BLACK MARKET wrote: ↑Thu Jul 16, 2020 8:47 amIt's great to hear so many people are receiving (and more importantly, enjoying) their Easel Commands! You guys/gals have no idea how stressful this has been knowing the scrutiny that this would be under. I'm glad we waited to make it as good as it could be instead of bowing to the pressure to get it out sooner and hopefully the majority of people feel it's been worth the wait. Thank you.
As far as the "manual" goes it's my understanding that Don's philosophies on things like that were coming from the perspective of a classically trained musician. When you invest in a professional instrument, they don't come with instructions on what every little part is and how to use it. A piano does not come with an instruction manual. A guitar does not come with an instruction manual. A Saxophone does not come with an instruction manual. At that level you would be expected to already have a basic understanding of what it is that you are looking at. This is an instrument that you need to explore AND practice to be good at. If you just painted by numbers then you wouldn't really learn your instrument inside-and-out therefore never becoming proficient at it.

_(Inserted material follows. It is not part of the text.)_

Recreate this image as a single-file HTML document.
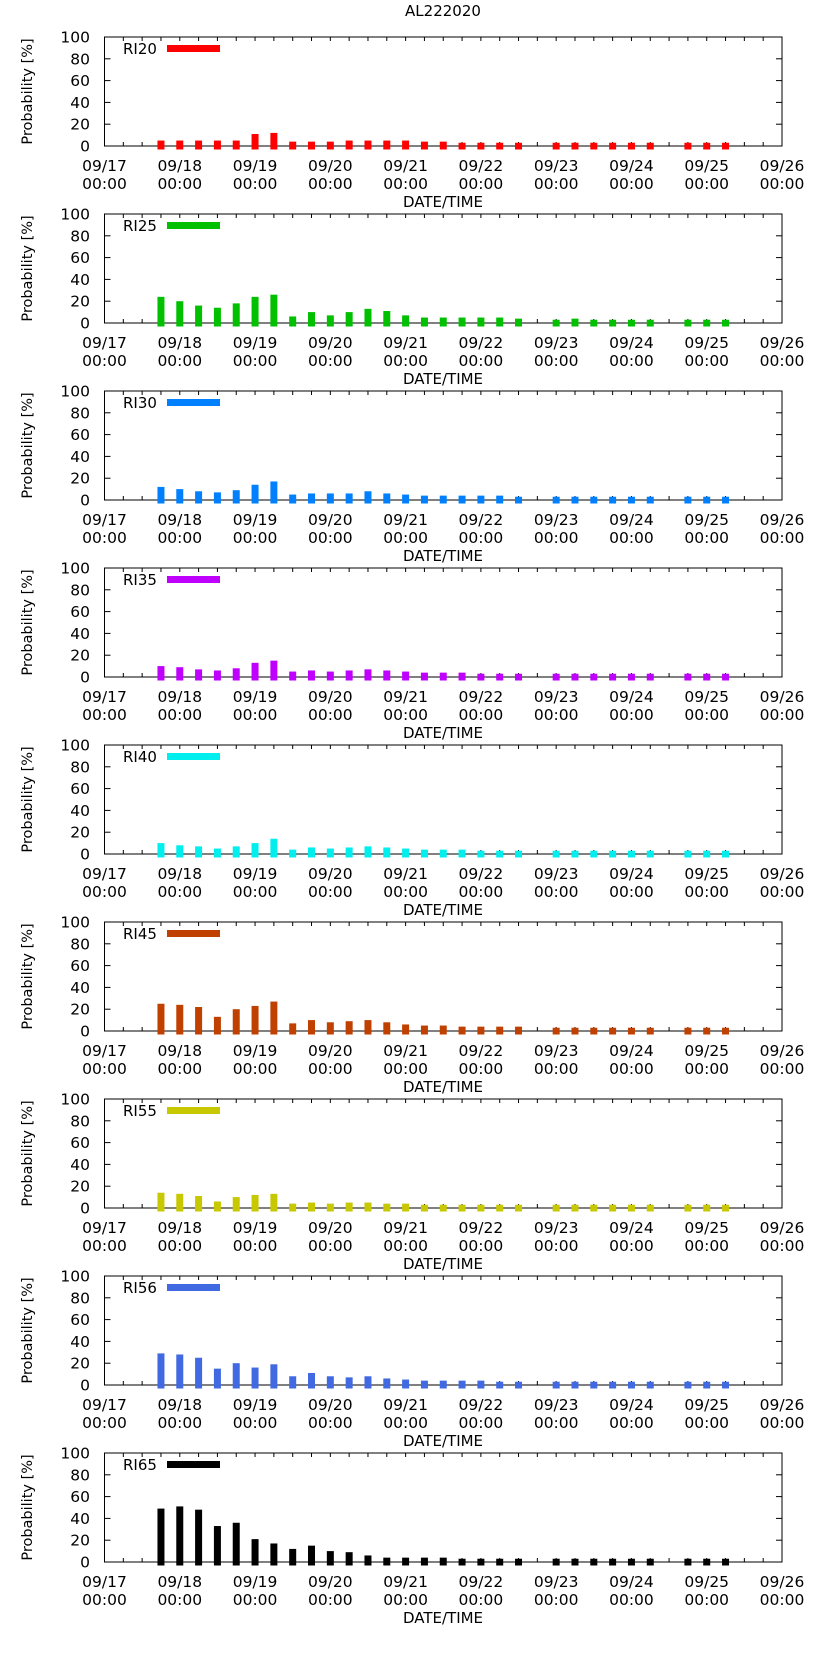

After having said all of that... I'm now going to fly in the face of everything about those philosophies and we will be releasing more traditional tutorials (video and written) for a modern era since what's different is that there are new users to Buchla because of this instrument. We need to break it down in a language to help them kickstart their love affair with Don's artwork. The very talented Adam Clark did the 208C addendum and will continue working on the more comprehensive guides that tie into the upcoming Easel accessories. Really it came down to first focusing on getting the product itself out the door with the knowledge that the majority of early adopters weren't as stressed about instant gratification and that between batch#1 and #2 we could release a newer manual as more and more new users gravitate towards Buchla. The older manual is fascinating for some and the newer one will be fascinating for others. Whatever floats your Buchla boat.
Awesome. Definitely love it. I have way too many FM and subtractive synths both as standalone and eurorack. I always planned on getting west coast style modules, especially a complex osc or two, but when I started adding up the prices I nearly sold a few items and bought the previous Easel a couple years ago, had myself on a dealers waiting list but backed out once one came available.
This Kickstarter was too good to be true and threw caution to the wind and put in my order. Glad I did.
As far as the manual, I'm sure I'll learn to use it without it. I don't disagree with the sentamint that it's an instrument to be learned as if I was picking up a Guitar for the first time. Difference is, you can find books and books from beginer to advanced, videos, friends with experience etc. Not many people have even heard of a Buchla much less know the ins and outs (minus the audience of this type of message board). My other musician friends though balk at the price and don't "get it".
For me, I'm a timbre junkie. The Easel offers controlled chaos, raw sounds or smooth tones, all available on the same patch with the slight tap of a slider. (I'm learning the frequency and timbre sliders can be tapped ever so slightly and offer a lot of sonic possibilities.)
If Cortini can release album after album (most I quite enjoy) with nothing but his Buchla's and a tape machine, it's no one but the users fault if they can't get something great out of this little package.
I also have a Phenol that sadly has been collecting dust since it's a bit of a pain to hook into my traditional v/oct systems. Haven't mated the two yet (had to leave town for a few days right after the Easel came), should offers hours of fun and a distraction from the chaos outside.